Los expertos en aritmética
parlamentaria lo calificaban de imposible hace una semana, por más que ahora
aseguren que ellos ya lo profetizaron.
No, nadie lo
profetizó. El Partido Popular se siente estafado. Nadie avisó de la emergencia
de un ataque aéreo por sorpresa y de pronto tienen, en su base estratégica de Pearl
Harbour, agujereados e inútiles todos sus buques insignia.
Con los presupuestos
aprobados ya, para más inri. Con el camino despejado para un final de
legislatura tranquilo, seguros como estaban de que la mayoría silenciosa, ese
prodigioso invento, no les iba a pasar factura por la detención de Zaplana ─un
caso aislado más─ ni por la sentencia sobre la trama Gürtel, que, bueno, es
dura, sí, pero es solo una opinión.
La mayoría
silenciosa sigue silenciosa, y no parece descontenta de la marcha general de
las cosas. Los voceros habituales se rasgan aplicadamente las vestiduras, y
nadie se adelanta a hacerles coro.
Eso es la
democracia, tal y como ha dicho Soraya Sáenz de Santamaría. El único temor del jefe
de la heroica aldea gala era que el cielo se le derrumbara sobre la cabeza, y en
cierta forma es lo que le ha ocurrido a Mariano Rajoy cuando se entrenaba para
batir el récord mundial de permanencia al frente de un gobierno muy español y
mucho español.
Junto a él pero en
segundo plano hay dos grandes perdedores más, en este asunto de la moción: son Albert
Rivera y elpais. Los dos han pecado de prepotencia, se han tomado a sí mismos
por los amos del cotarro y han pensado que tenían en sus manos el poder en
rigurosa exclusiva de poner y quitar presidentes en el momento en que se les
antojara y siempre, en todo caso, con la escrupulosa atención debida a las
fases de la luna, las horas de las mareas y los pronósticos suministrados por unas
encuestas de opinión sabiamente aderezadas.
Menos importancia tiene
el tropiezo, para elpais. Le sobran recursos materiales y espirituales para
rectificar, si cuadra, o bien para sostenella y no enmendalla, si le da por ahí.

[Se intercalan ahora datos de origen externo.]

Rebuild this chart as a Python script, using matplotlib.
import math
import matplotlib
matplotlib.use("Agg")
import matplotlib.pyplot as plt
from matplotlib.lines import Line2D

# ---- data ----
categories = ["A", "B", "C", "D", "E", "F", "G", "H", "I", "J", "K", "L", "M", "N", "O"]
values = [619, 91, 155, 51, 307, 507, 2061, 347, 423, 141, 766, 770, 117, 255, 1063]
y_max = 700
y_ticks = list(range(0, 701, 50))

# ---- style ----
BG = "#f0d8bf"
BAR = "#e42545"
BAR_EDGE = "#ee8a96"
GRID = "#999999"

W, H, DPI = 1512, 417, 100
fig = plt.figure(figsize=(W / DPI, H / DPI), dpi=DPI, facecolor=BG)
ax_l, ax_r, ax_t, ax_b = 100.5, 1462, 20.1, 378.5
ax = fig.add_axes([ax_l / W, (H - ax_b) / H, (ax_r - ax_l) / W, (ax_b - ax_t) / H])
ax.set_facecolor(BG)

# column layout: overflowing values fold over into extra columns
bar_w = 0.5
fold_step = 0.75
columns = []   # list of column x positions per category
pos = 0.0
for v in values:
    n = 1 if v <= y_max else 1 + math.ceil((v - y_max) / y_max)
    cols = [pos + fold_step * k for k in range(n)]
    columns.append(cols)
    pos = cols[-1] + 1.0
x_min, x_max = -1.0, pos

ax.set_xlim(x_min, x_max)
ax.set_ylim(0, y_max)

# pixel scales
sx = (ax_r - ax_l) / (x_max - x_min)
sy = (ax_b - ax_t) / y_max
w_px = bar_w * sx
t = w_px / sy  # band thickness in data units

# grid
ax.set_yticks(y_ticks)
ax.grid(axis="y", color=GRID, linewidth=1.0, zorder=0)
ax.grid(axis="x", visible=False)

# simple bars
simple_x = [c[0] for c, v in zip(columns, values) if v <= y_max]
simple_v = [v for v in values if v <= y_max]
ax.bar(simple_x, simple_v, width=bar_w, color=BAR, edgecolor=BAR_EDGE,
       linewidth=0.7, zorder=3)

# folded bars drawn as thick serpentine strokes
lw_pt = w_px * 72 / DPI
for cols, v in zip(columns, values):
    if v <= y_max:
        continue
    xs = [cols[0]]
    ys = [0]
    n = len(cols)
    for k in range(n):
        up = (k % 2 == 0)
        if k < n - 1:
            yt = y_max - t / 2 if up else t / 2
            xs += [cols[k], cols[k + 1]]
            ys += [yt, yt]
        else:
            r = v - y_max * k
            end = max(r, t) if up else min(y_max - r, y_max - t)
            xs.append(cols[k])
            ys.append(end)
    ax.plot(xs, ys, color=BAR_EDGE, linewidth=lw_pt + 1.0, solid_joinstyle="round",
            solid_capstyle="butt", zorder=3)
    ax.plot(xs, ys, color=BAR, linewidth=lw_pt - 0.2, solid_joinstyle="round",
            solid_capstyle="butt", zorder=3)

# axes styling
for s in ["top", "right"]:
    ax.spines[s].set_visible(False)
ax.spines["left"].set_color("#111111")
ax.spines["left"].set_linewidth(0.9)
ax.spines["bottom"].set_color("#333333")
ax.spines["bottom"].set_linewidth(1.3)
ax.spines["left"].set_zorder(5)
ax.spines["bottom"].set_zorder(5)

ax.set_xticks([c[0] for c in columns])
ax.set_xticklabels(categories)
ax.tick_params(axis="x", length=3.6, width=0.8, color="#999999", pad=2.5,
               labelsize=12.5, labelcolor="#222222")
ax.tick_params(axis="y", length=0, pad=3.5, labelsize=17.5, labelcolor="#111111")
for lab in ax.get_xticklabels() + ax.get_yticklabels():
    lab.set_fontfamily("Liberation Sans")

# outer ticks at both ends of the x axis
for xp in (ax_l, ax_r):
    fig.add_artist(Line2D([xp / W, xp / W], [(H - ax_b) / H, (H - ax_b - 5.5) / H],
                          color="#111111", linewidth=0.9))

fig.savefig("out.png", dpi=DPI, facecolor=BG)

Rivera, en cambio, va a verse obligado a reciclarse a sí mismo y a su estrella
política, no en función de sus anteriores delirios de grandeza sino de las
realidades que ofrece un escenario en el que la tramoya ha variado de pronto la
colocación de las bambalinas, y la línea de las candilejas se ha alejado
muchísimo.
No es que lo tenga
imposible (“eso es la democracia”), sino que tendrá que revisar con mucho
cuidado su esgrima para evitar dejar de nuevo en descubierto ese flanco por el
que ha recibido una estocada dolorosa e inesperada.
Este es el momento
de los outsiders, de los líderes a
los que hace una semana se negaba cualquier opción: Pedro Sánchez, en primer
lugar; Pablo Iglesias detrás, como socio no del todo deseado pero
imprescindible en una aventura cuyos contornos (“microsoluciones”, según término
postulado por Joan Coscubiela) siguen aún en un estado nebuloso.
Y es el momento también de otras personas aun,
con las que nadie cuenta, pero que tienen ante sí una ventana de oportunidad
abierta para recitar ─si dan con la rima adecuada─ su parte en el nuevo libreto
que empieza a escribirse a partir de todas las urgencias desatadas y
desamordazadas. Por ejemplo, Quim Torra.